London's Science Museum today unveiled its new Bond, James Bond exhibition, exploring the science and art of the Bond films with a collection of original 007 objects‚ images‚ concept drawings‚ storyboards, and costume designs. The exhibition runs until April 27, 2003.

Vertigo Rigging lifted and flew several Bond vehicles into position on a second-floor balcony. These cars include Goldfinger's Rolls Royce (at 2.9 tons, the heaviest object ever lifted in the Science Museum), the Aston Martin Vanquish from the new Bond movie Die Another Day, and the Aston Martin DB5, the classic Bond car that has appeared in Goldfinger, Thunderball and Goldeneye. Vertigo also rigged a 7m-long (23') ice dragster and a hovercraft from Die Another Day, a speedboat from The World is Not Enough, a Parahawk vehicle on skis with a massive fan at the rear, and two 6m (20') special effects model aircraft.
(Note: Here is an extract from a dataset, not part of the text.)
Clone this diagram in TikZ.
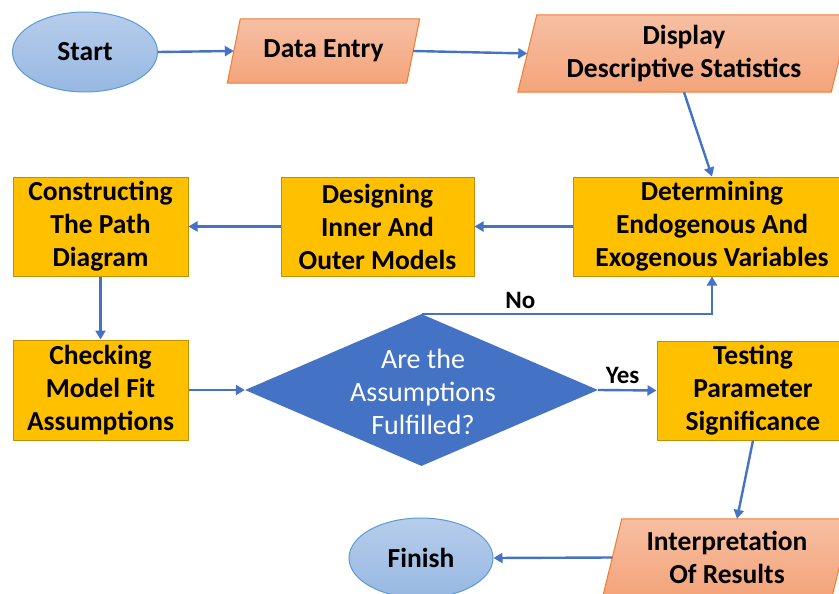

The operation began overnight on Saturday when Vertigo pre-rigged the lifting system and support trusses. The real load-in started at 6pm on Sunday, when the Museum was closed to the public. Crowds gathered with cameras outside the museum as the first cars were unloaded from the transporters. Moving the vehicles up through the atrium and into position took approximately 45 minutes each, and all were ready by 2am. The vehicles had to be ready and all access equipment cleared away, ready for the general museum areas to be open to the public at 9am Monday morning. Vertigo fabricated the special I-beam trolleys that run beneath the trusses, each one suspended by four one-ton motors. Underneath these are smaller truss assemblies used for attaching to and picking up the vehicles. For this project, Vertigo also designed a new car-lifting frame that clamps around the wheels.

The Vertigo team was led by Tim Roberts. In addition to his four riggers, he employed three people from the Stratton Motor Company in Norfolk, which prepares and looks after all the Bond cars. Roberts said the biggest challenge was the preparation, and the hours of calculations that went into ensuring the move went smoothly. He worked with the Science Museum's structural engineer Nat Barnett to establish where the load could be spread without over-stressing the building. When hauling the cars up the atrium, they also had to avoid steel wire ropes holding up various existing exhibits, plus canopies and other obstructions.